With the completion of the main body of the permanent church in 1911, the tin church, situated a few yards away from the new building, continued in use as a temporary church hall. The vicarage, designed by James A Webb, architect and surveyor to Hendon Rural District Council, was built in 1923 opposite the church in Pinner View, on a plot of land purchased in 1914 and 1920 for the location of a parsonage and permanent church hall.
The task of carrying forward the church hall project fell to a new incumbent, the Rev Thomas Barton Milton, who came to St George’s in 1925 having exchanged the living of Boughton Manchelsea, near Maidstone, with the Rev Ramsay Couper. An immediate priority was the provision of a building to better facilitate the wide range of educational and recreational activities of a thriving parish.

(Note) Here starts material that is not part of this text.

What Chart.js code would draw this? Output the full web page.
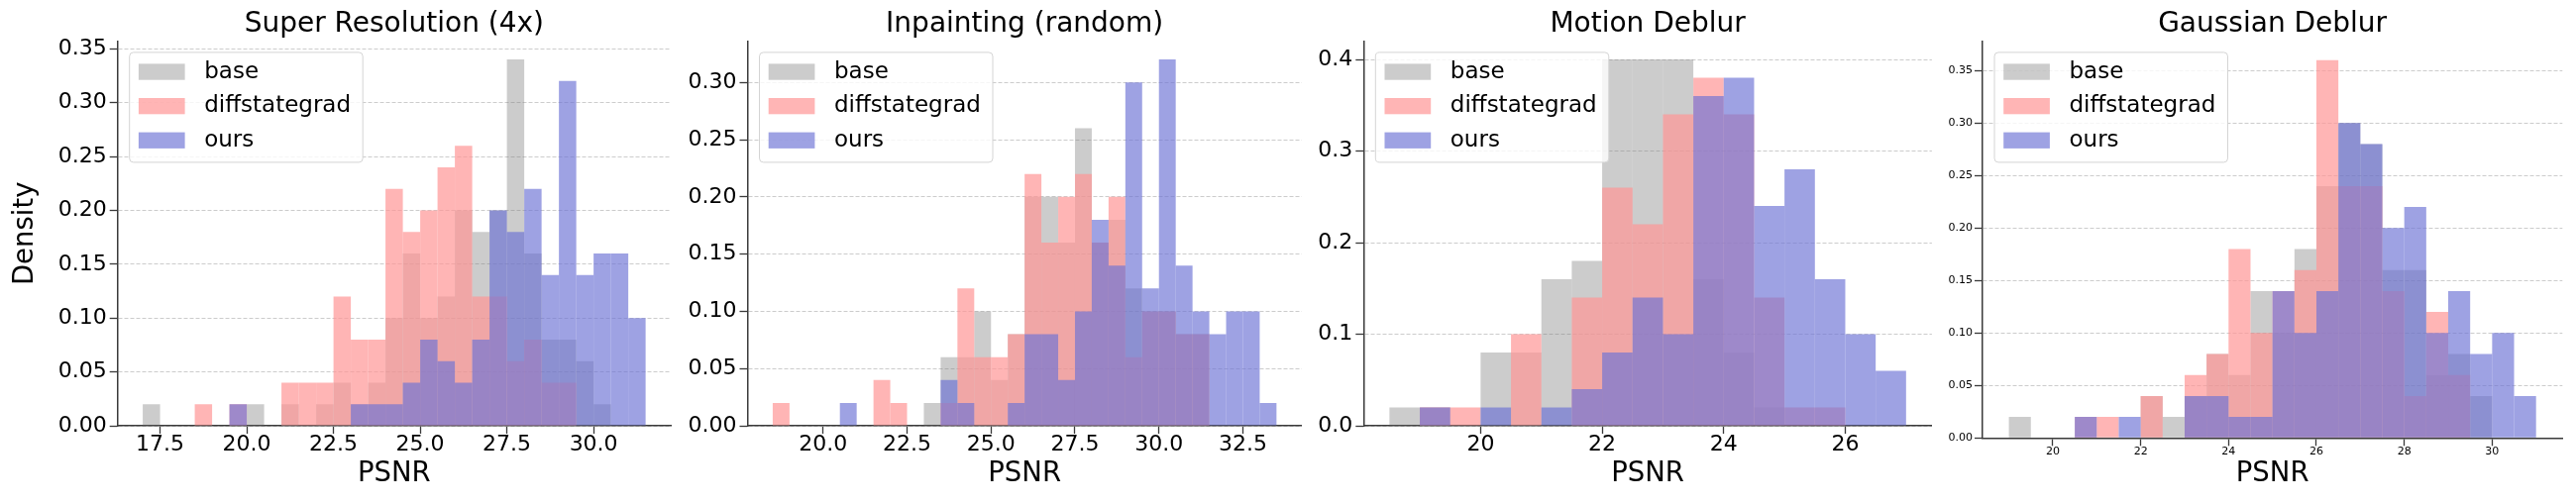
<!DOCTYPE html>
<html>
<head>
<title>PSNR histograms</title>
<script src="https://cdn.jsdelivr.net/npm/chart.js"></script>
<style>
body {
    margin: 0;
    background: #fff;
    width: 2600px;
    height: 509px;
    overflow: hidden;
    position: relative;
}
canvas {
    position: absolute;
    top: 0;
}
</style>
</head>
<body>
<canvas id="c1" width="690" height="509" style="left:0px"></canvas>
<canvas id="c2" width="635" height="509" style="left:690px"></canvas>
<canvas id="c3" width="640" height="509" style="left:1325px"></canvas>
<canvas id="c4" width="640" height="509" style="left:1960px"></canvas>

<script>
const seriesNames = ['base', 'diffstategrad', 'ours'];
const seriesColors = ['rgba(128,128,128,0.4)', 'rgba(255,150,150,0.7)', 'rgba(108,114,212,0.66)'];
const binWidth = 0.5;

// Super Resolution (4x) - left bin edges and densities
const srBins = [17.0, 17.5, 18.0, 18.5, 19.0, 19.5, 20.0, 20.5, 21.0, 21.5, 22.0, 22.5, 23.0, 23.5, 24.0,
                24.5, 25.0, 25.5, 26.0, 26.5, 27.0, 27.5, 28.0, 28.5, 29.0, 29.5, 30.0, 30.5, 31.0];
const srBase = [0.02, 0, 0, 0, 0, 0, 0.02, 0, 0.02, 0, 0.02, 0.04, 0.02, 0.04, 0.10,
                0.16, 0.10, 0.12, 0.20, 0.18, 0.20, 0.34, 0.16, 0.08, 0.08, 0.06, 0.02, 0, 0];
const srDiff = [0, 0, 0, 0.02, 0, 0.02, 0, 0, 0.04, 0.04, 0.04, 0.12, 0.08, 0.08, 0.22,
                0.18, 0.20, 0.24, 0.26, 0.12, 0.12, 0.06, 0.08, 0.04, 0.04, 0, 0, 0, 0];
const srOurs = [0, 0, 0, 0, 0, 0.02, 0, 0, 0, 0, 0, 0, 0.02, 0.02, 0.02,
                0.04, 0.08, 0.06, 0.04, 0.08, 0.20, 0.18, 0.22, 0.14, 0.32, 0.14, 0.16, 0.16, 0.10];
const srXTicks = [17.5, 20.0, 22.5, 25.0, 27.5, 30.0];
const srYTicks = [0, 0.05, 0.10, 0.15, 0.20, 0.25, 0.30, 0.35];

// Inpainting (random)
const ipBins = [18.5, 19.0, 19.5, 20.0, 20.5, 21.0, 21.5, 22.0, 22.5, 23.0, 23.5, 24.0, 24.5, 25.0, 25.5,
                26.0, 26.5, 27.0, 27.5, 28.0, 28.5, 29.0, 29.5, 30.0, 30.5, 31.0, 31.5, 32.0, 32.5, 33.0];
const ipBase = [0, 0, 0, 0, 0, 0, 0, 0, 0, 0.02, 0.06, 0.06, 0.10, 0.04, 0.08,
                0.20, 0.20, 0.16, 0.26, 0.16, 0.18, 0.12, 0.10, 0.10, 0.08, 0.08, 0, 0, 0, 0];
const ipDiff = [0.02, 0, 0, 0, 0, 0, 0.04, 0.02, 0, 0, 0.02, 0.12, 0.06, 0.06, 0.08,
                0.22, 0.16, 0.20, 0.22, 0.16, 0.20, 0.06, 0.10, 0.10, 0.08, 0.08, 0, 0, 0, 0];
const ipOurs = [0, 0, 0, 0, 0.02, 0, 0, 0, 0, 0, 0.04, 0.02, 0, 0, 0.02,
                0.08, 0.08, 0.04, 0.10, 0.18, 0.14, 0.30, 0.12, 0.32, 0.14, 0.10, 0.08, 0.10, 0.10, 0.02];
const ipXTicks = [20.0, 22.5, 25.0, 27.5, 30.0, 32.5];
const ipYTicks = [0, 0.05, 0.10, 0.15, 0.20, 0.25, 0.30];

// Motion Deblur
const mdBins = [18.5, 19.0, 19.5, 20.0, 20.5, 21.0, 21.5, 22.0, 22.5, 23.0, 23.5, 24.0, 24.5, 25.0, 25.5, 26.0, 26.5];
const mdBase = [0.02, 0.02, 0, 0.08, 0.08, 0.16, 0.18, 0.40, 0.40, 0.40, 0.16, 0.08, 0.02, 0, 0, 0, 0];
const mdDiff = [0, 0.02, 0.02, 0, 0.10, 0, 0.14, 0.26, 0.22, 0.34, 0.38, 0.34, 0.14, 0.02, 0.02, 0, 0];
const mdOurs = [0, 0.02, 0, 0.02, 0, 0.02, 0.04, 0.08, 0.14, 0.10, 0.36, 0.38, 0.24, 0.28, 0.16, 0.10, 0.06];
const mdXTicks = [20, 22, 24, 26];
const mdYTicks = [0, 0.1, 0.2, 0.3, 0.4];

// Gaussian Deblur
const gdBins = [19.0, 19.5, 20.0, 20.5, 21.0, 21.5, 22.0, 22.5, 23.0, 23.5, 24.0, 24.5,
                25.0, 25.5, 26.0, 26.5, 27.0, 27.5, 28.0, 28.5, 29.0, 29.5, 30.0, 30.5];
const gdBase = [0.02, 0, 0, 0, 0, 0, 0.04, 0.02, 0.04, 0.08, 0.06, 0.14,
                0.10, 0.18, 0.24, 0.30, 0.28, 0.16, 0.16, 0.06, 0.08, 0.04, 0, 0];
const gdDiff = [0, 0, 0, 0.02, 0.02, 0, 0.04, 0, 0.06, 0.08, 0.18, 0.10,
                0.14, 0.16, 0.36, 0.24, 0.24, 0.14, 0.04, 0.12, 0.06, 0, 0, 0];
const gdOurs = [0, 0, 0, 0.02, 0, 0.02, 0, 0, 0.04, 0.04, 0.02, 0.02,
                0.14, 0.10, 0.14, 0.30, 0.28, 0.20, 0.22, 0.10, 0.14, 0.08, 0.10, 0.04];
const gdXTicks = [20, 22, 24, 26, 28, 30];
const gdYTicks = [0, 0.05, 0.10, 0.15, 0.20, 0.25, 0.30, 0.35];

const FONT = "'DejaVu Sans', sans-serif";
Chart.defaults.font.family = FONT;
Chart.defaults.color = '#000';

const AXIS = '#3a3a3a';

// legend drawn inside the plot, upper left, with a frame
const boxLegend = {
    id: 'boxLegend',
    afterDatasetsDraw(chart) {
        const ctx = chart.ctx;
        const a = chart.chartArea;
        const x0 = a.left + 12, y0 = a.top + 11.3, w = 235.5, h = 111, r = 4;
        ctx.save();
        ctx.beginPath();
        ctx.moveTo(x0 + r, y0);
        ctx.lineTo(x0 + w - r, y0);
        ctx.arcTo(x0 + w, y0, x0 + w, y0 + r, r);
        ctx.lineTo(x0 + w, y0 + h - r);
        ctx.arcTo(x0 + w, y0 + h, x0 + w - r, y0 + h, r);
        ctx.lineTo(x0 + r, y0 + h);
        ctx.arcTo(x0, y0 + h, x0, y0 + h - r, r);
        ctx.lineTo(x0, y0 + r);
        ctx.arcTo(x0, y0, x0 + r, y0, r);
        ctx.closePath();
        ctx.fillStyle = 'rgba(255,255,255,0.8)';
        ctx.fill();
        ctx.strokeStyle = '#d4d4d4';
        ctx.lineWidth = 1;
        ctx.stroke();
        ctx.font = '23px ' + FONT;
        ctx.textBaseline = 'middle';
        chart.data.datasets.forEach((ds, i) => {
            const cy = y0 + 19.7 + i * 34.6;
            ctx.fillStyle = ds.backgroundColor;
            ctx.fillRect(x0 + 9.2, cy - 8.2, 46.7, 16.3);
            ctx.fillStyle = '#000';
            ctx.fillText(ds.label, x0 + 75.5, cy);
        });
        ctx.restore();
    }
};

const panels = [
    {id: 'c1', title: 'Super Resolution (4x)', bins: srBins, values: [srBase, srDiff, srOurs],
     xTicks: srXTicks, yTicks: srYTicks, xDec: 1, yDec: 2, yLabel: 'Density',
     width: 690, axisLeft: 118.7, axisRight: 677, bottom: 430, tickSize: 22},
    {id: 'c2', title: 'Inpainting (random)', bins: ipBins, values: [ipBase, ipDiff, ipOurs],
     xTicks: ipXTicks, yTicks: ipYTicks, xDec: 1, yDec: 2,
     width: 635, axisLeft: 64.5, axisRight: 623.8, bottom: 430, tickSize: 22},
    {id: 'c3', title: 'Motion Deblur', bins: mdBins, values: [mdBase, mdDiff, mdOurs],
     xTicks: mdXTicks, yTicks: mdYTicks, xDec: 0, yDec: 1,
     width: 640, axisLeft: 51.3, axisRight: 624.9, bottom: 430, tickSize: 22},
    {id: 'c4', title: 'Gaussian Deblur', bins: gdBins, values: [gdBase, gdDiff, gdOurs],
     xTicks: gdXTicks, yTicks: gdYTicks, xDec: 0, yDec: 2,
     width: 640, axisLeft: 41, axisRight: 626.3, bottom: 442.3, tickSize: 11}
];

function makePanel(p) {
    const lo = p.bins[0];
    const hi = p.bins[p.bins.length - 1] + binWidth;
    const margin = (hi - lo) * 0.05;
    const peak = Math.max(...p.values.flat());
    const small = p.tickSize < 15;

    new Chart(document.getElementById(p.id).getContext('2d'), {
        type: 'bar',
        data: {
            // later series are painted on top, like the original overlapping histograms
            datasets: p.values.map((vals, k) => ({
                label: seriesNames[k],
                data: p.bins.map((b, i) => ({x: b + binWidth / 2, y: vals[i]})),
                backgroundColor: seriesColors[k],
                order: seriesNames.length - k,
                borderWidth: 0,
                inflateAmount: 0,
                barPercentage: 1,
                categoryPercentage: 1,
                grouped: false
            }))
        },
        options: {
            responsive: false,
            animation: false,
            devicePixelRatio: 1,
            layout: {padding: {left: 0, top: 0, bottom: 0, right: p.width - p.axisRight}},
            plugins: {
                legend: {display: false},
                tooltip: {enabled: false},
                title: {
                    display: true,
                    text: p.title,
                    fullSize: false,
                    color: '#000',
                    font: {size: 28, weight: 'normal'},
                    padding: {top: 8, bottom: 0}
                }
            },
            scales: {
                x: {
                    type: 'linear',
                    offset: false,
                    min: lo - margin,
                    max: hi + margin,
                    afterFit: s => { s.height = 509 - p.bottom; },
                    afterBuildTicks: s => { s.ticks = p.xTicks.map(v => ({value: v})); },
                    ticks: {
                        autoSkip: false,
                        maxRotation: 0,
                        padding: small ? 0 : 3,
                        color: '#000',
                        font: {size: p.tickSize, lineHeight: small ? 1 : 0.75},
                        callback: v => Number(v).toFixed(p.xDec)
                    },
                    grid: {offset: false, drawOnChartArea: false, drawTicks: true, tickLength: 8, tickColor: AXIS, tickWidth: 1.3},
                    border: {display: true, color: AXIS, width: 1.5},
                    title: {display: true, text: 'PSNR', color: '#000', font: {size: 27.5}, padding: {top: 0, bottom: 14}}
                },
                y: {
                    min: 0,
                    max: peak * 1.05,
                    afterFit: s => { s.width = p.axisLeft; },
                    afterBuildTicks: s => { s.ticks = p.yTicks.map(v => ({value: v})); },
                    ticks: {
                        padding: small ? 2 : 3,
                        color: '#000',
                        font: {size: p.tickSize},
                        callback: v => Number(v).toFixed(p.yDec)
                    },
                    grid: {color: '#cccccc', lineWidth: 1, tickLength: 8, tickColor: AXIS, tickWidth: 1.3},
                    border: {display: true, color: AXIS, width: 1.5, dash: [4, 2]},
                    title: p.yLabel
                        ? {display: true, text: p.yLabel, color: '#000', font: {size: 27.5}, padding: {top: 9.5, bottom: 0}}
                        : {display: false}
                }
            }
        },
        plugins: [boxLegend]
    });
}

panels.forEach(makePanel);
</script>
</body>
</html>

In 1926 three competitive designs were submitted for a hall to suit the church’s requirements, to be built and furnished at a total cost of around £8,000. The competition was carried out according to the advice of the Royal Institute of British Architects, assessed by W H Ansell FRIBA, and won by the architect Cyril Arthur Farey (1888-1954). The following account of Farey’s career comes from the catalogue of the RIBA Drawings Collection:
‘Probably the leading architectural draughtsman of his time, Farey was well known for his watercolour perspectives. He was born in London, educated at Tonbridge School, and articled to Horace Field. He also studied at the Architectural Association and Royal Academy Schools where he was a brilliant pupil, winning the Tite Prize, 1913, Soane Medallion, 1914, RA Schools Gold Medal, 1911, and the Edward Scott Travelling Studentship, 1921. He worked for a while as an assistant in the office of Ernest Newton and then set up independent practice and had considerable success in competitions. With Horace Field he won first prize for the Trevor Estate, Knightsbridge, and with G Dawbarn the competition for Raffles College, Singapore, 1924. He published with A Trystan Edwards "Architectural Drawing, Perspective, and Rendering", 1931. ARIBA: 1918, FRIBA: 1941.’